Bates told the Daily Globe the definition of old-growth is complex and varies by species of tree.

"What I'm looking at for an old-growth pine is not having any lower branches. If you have a lot of lower branches that means it was grown in the open, it had full sun and it's probably pretty young - it probably came from after the cut in the 1890s-1900. When everything was cut down, it was maybe a young pine at that point," Bates said. "These pines back here don't have any lower branches, they go up 50 feet or whatever before you start seeing branches; so that says this was a forested stand. They grow much slower in a forested stand.

"All of it put together - the fact it's an island of pines in the middle of an alder swamp - says to me it is likely a remnant pine stand, that these pines are very old."

Many of the hike's participants enjoyed the trip.

Minneapolis resident Mike Staeger, who was visiting friends in the Mercer area, pointed out the group was probably some of the few people each year who have made it back to the stand to see those old trees.

While the only way to find the age of the trees is to core them and count the rings, Bates said they could be anywhere from 150 to 400 years old.

"I'm betting on that upper end because they appear to me to be remnant pines," Bates said. "They don't appear to me to be pines that came from the cutover timeframe."

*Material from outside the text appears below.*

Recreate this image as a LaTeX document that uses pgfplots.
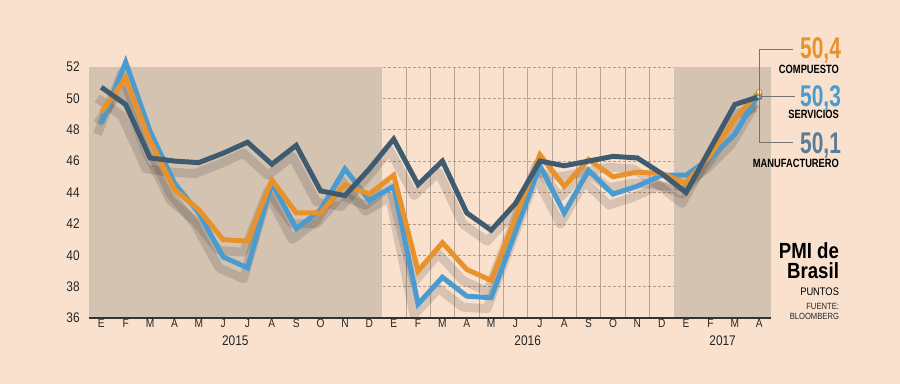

There's no way of knowing why the trees survived the years of Northwoods logging activity, but several ideas were floated during the hike - including the economics of logging.

The small number of trees, and the difficulty of moving them through the surrounding swamp, may have saved them from the logging crews.

The Board of Commissioners of Public Lands having previously owned the lands may also have had a role, according to Bates.

"What we have left of old-growth, a lot of those stands are original Board of Commissioners of Public Lands because they did not go in and clear-cut as fast as they could, like everybody else did," he said.